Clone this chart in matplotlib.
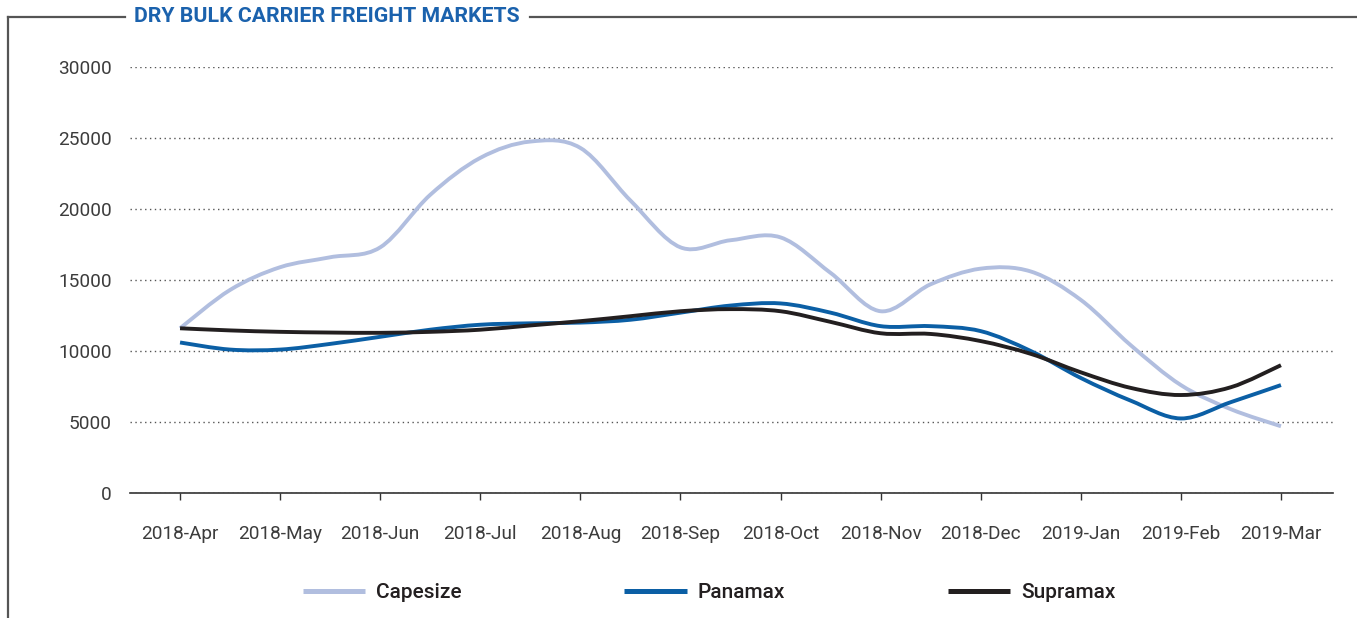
import matplotlib
matplotlib.use("Agg")
import numpy as np
import matplotlib.pyplot as plt
from matplotlib.path import Path
from matplotlib.patches import PathPatch
from matplotlib.lines import Line2D

months = ["2018-Apr", "2018-May", "2018-Jun", "2018-Jul", "2018-Aug", "2018-Sep",
          "2018-Oct", "2018-Nov", "2018-Dec", "2019-Jan", "2019-Feb", "2019-Mar"]

# values read at half-month steps (Apr, mid-Apr, May, ...)
capesize = [11600, 14300, 15900, 16600, 17300, 21000, 23600, 24750, 24300, 20600,
            17300, 17800, 18000, 15500, 12800, 14700, 15800, 15600, 13600, 10400,
            7600, 5900, 4700]
panamax = [10600, 10100, 10100, 10500, 11000, 11500, 11850, 11950, 12000, 12200,
           12700, 13200, 13350, 12700, 11750, 11750, 11400, 10000, 8100, 6500,
           5250, 6400, 7600]
supramax = [11600, 11450, 11350, 11300, 11280, 11350, 11500, 11800, 12100, 12450,
            12800, 12950, 12800, 12050, 11250, 11200, 10700, 9800, 8500, 7400,
            6900, 7450, 9000]

series = [("Capesize", capesize, "#b1bedf"),
          ("Panamax", panamax, "#0b5fa5"),
          ("Supramax", supramax, "#231f20")]

title = "DRY BULK CARRIER FREIGHT MARKETS"


def smooth_path(x, y):
    # catmull-rom through the points, written as cubic bezier segments
    pts = np.column_stack([x, y]).astype(float)
    ext = np.vstack([pts[0], pts, pts[-1]])
    verts = [pts[0]]
    codes = [Path.MOVETO]
    for i in range(len(pts) - 1):
        p0, p1, p2, p3 = ext[i], ext[i + 1], ext[i + 2], ext[i + 3]
        verts += [p1 + (p2 - p0) / 6, p2 - (p3 - p1) / 6, p2]
        codes += [Path.CURVE4] * 3
    return Path(verts, codes)


plt.rcParams['font.family'] = ['Roboto', 'DejaVu Sans']

fig = plt.figure(figsize=(13.57, 6.18), dpi=100)
ax = fig.add_axes([130 / 1357, 1 - 493 / 618, (1333 - 130) / 1357, (493 - 67) / 618])

xs = np.arange(len(capesize)) / 2
handles = []
for name, vals, col in series:
    patch = PathPatch(smooth_path(xs, vals), facecolor="none", edgecolor=col,
                      lw=2.8, capstyle="butt", joinstyle="round", zorder=3)
    ax.add_patch(patch)
    handles.append(Line2D([], [], color=col, lw=3.6, solid_capstyle="butt"))

ax.set_xlim(-0.5, 11.52)
ax.set_ylim(0, 30000)
ax.set_xticks(range(len(months)))
ax.set_xticklabels(months)
ax.set_yticks(range(0, 30001, 5000))

for s in ["top", "right", "left"]:
    ax.spines[s].set_visible(False)
ax.spines["bottom"].set_color("#333333")
ax.spines["bottom"].set_linewidth(1.2)
ax.tick_params(axis="x", length=5, width=1, color="#333333", pad=18,
               labelsize=13.7, labelcolor="#3c3c3c")
ax.tick_params(axis="y", length=0, pad=13, labelsize=13.7, labelcolor="#3c3c3c")
ax.yaxis.grid(True, linestyle=(0, (1, 2.5)), color="#555555", lw=1)
ax.set_axisbelow(True)

# frame with title set into the top edge
fig.add_artist(Line2D([8 / 1357, 8 / 1357], [0, 1 - 17 / 618], color="#555555", lw=1.6))
fig.add_artist(Line2D([8 / 1357, 125 / 1357], [1 - 17 / 618] * 2, color="#555555", lw=1.6))
fig.add_artist(Line2D([530 / 1357, 1], [1 - 17 / 618] * 2, color="#555555", lw=1.6))
fig.text(134 / 1357, 1 - 17 / 618, title, ha="left", va="center", fontsize=15.3,
         fontweight="bold", color="#1b62ad")

fig.legend(handles, [s[0] for s in series], loc="center", bbox_to_anchor=(0.5225, 1 - 593 / 618),
           ncol=3, frameon=False, handlelength=3.0, columnspacing=7.8, handletextpad=0.53,
           prop={"size": 15, "weight": "medium"}, labelcolor="#231f20")

fig.savefig("out.png", dpi=100)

----------------------------------------

## EXERCISE
Restate the full listing verbatim and drop every picture.

## FINISHED TASK
Clone this chart in matplotlib.
import matplotlib
matplotlib.use("Agg")
import numpy as np
import matplotlib.pyplot as plt
from matplotlib.path import Path
from matplotlib.patches import PathPatch
from matplotlib.lines import Line2D

months = ["2018-Apr", "2018-May", "2018-Jun", "2018-Jul", "2018-Aug", "2018-Sep",
          "2018-Oct", "2018-Nov", "2018-Dec", "2019-Jan", "2019-Feb", "2019-Mar"]

# values read at half-month steps (Apr, mid-Apr, May, ...)
capesize = [11600, 14300, 15900, 16600, 17300, 21000, 23600, 24750, 24300, 20600,
            17300, 17800, 18000, 15500, 12800, 14700, 15800, 15600, 13600, 10400,
            7600, 5900, 4700]
panamax = [10600, 10100, 10100, 10500, 11000, 11500, 11850, 11950, 12000, 12200,
           12700, 13200, 13350, 12700, 11750, 11750, 11400, 10000, 8100, 6500,
           5250, 6400, 7600]
supramax = [11600, 11450, 11350, 11300, 11280, 11350, 11500, 11800, 12100, 12450,
            12800, 12950, 12800, 12050, 11250, 11200, 10700, 9800, 8500, 7400,
            6900, 7450, 9000]

series = [("Capesize", capesize, "#b1bedf"),
          ("Panamax", panamax, "#0b5fa5"),
          ("Supramax", supramax, "#231f20")]

title = "DRY BULK CARRIER FREIGHT MARKETS"


def smooth_path(x, y):
    # catmull-rom through the points, written as cubic bezier segments
    pts = np.column_stack([x, y]).astype(float)
    ext = np.vstack([pts[0], pts, pts[-1]])
    verts = [pts[0]]
    codes = [Path.MOVETO]
    for i in range(len(pts) - 1):
        p0, p1, p2, p3 = ext[i], ext[i + 1], ext[i + 2], ext[i + 3]
        verts += [p1 + (p2 - p0) / 6, p2 - (p3 - p1) / 6, p2]
        codes += [Path.CURVE4] * 3
    return Path(verts, codes)


plt.rcParams['font.family'] = ['Roboto', 'DejaVu Sans']

fig = plt.figure(figsize=(13.57, 6.18), dpi=100)
ax = fig.add_axes([130 / 1357, 1 - 493 / 618, (1333 - 130) / 1357, (493 - 67) / 618])

xs = np.arange(len(capesize)) / 2
handles = []
for name, vals, col in series:
    patch = PathPatch(smooth_path(xs, vals), facecolor="none", edgecolor=col,
                      lw=2.8, capstyle="butt", joinstyle="round", zorder=3)
    ax.add_patch(patch)
    handles.append(Line2D([], [], color=col, lw=3.6, solid_capstyle="butt"))

ax.set_xlim(-0.5, 11.52)
ax.set_ylim(0, 30000)
ax.set_xticks(range(len(months)))
ax.set_xticklabels(months)
ax.set_yticks(range(0, 30001, 5000))

for s in ["top", "right", "left"]:
    ax.spines[s].set_visible(False)
ax.spines["bottom"].set_color("#333333")
ax.spines["bottom"].set_linewidth(1.2)
ax.tick_params(axis="x", length=5, width=1, color="#333333", pad=18,
               labelsize=13.7, labelcolor="#3c3c3c")
ax.tick_params(axis="y", length=0, pad=13, labelsize=13.7, labelcolor="#3c3c3c")
ax.yaxis.grid(True, linestyle=(0, (1, 2.5)), color="#555555", lw=1)
ax.set_axisbelow(True)

# frame with title set into the top edge
fig.add_artist(Line2D([8 / 1357, 8 / 1357], [0, 1 - 17 / 618], color="#555555", lw=1.6))
fig.add_artist(Line2D([8 / 1357, 125 / 1357], [1 - 17 / 618] * 2, color="#555555", lw=1.6))
fig.add_artist(Line2D([530 / 1357, 1], [1 - 17 / 618] * 2, color="#555555", lw=1.6))
fig.text(134 / 1357, 1 - 17 / 618, title, ha="left", va="center", fontsize=15.3,
         fontweight="bold", color="#1b62ad")

fig.legend(handles, [s[0] for s in series], loc="center", bbox_to_anchor=(0.5225, 1 - 593 / 618),
           ncol=3, frameon=False, handlelength=3.0, columnspacing=7.8, handletextpad=0.53,
           prop={"size": 15, "weight": "medium"}, labelcolor="#231f20")

fig.savefig("out.png", dpi=100)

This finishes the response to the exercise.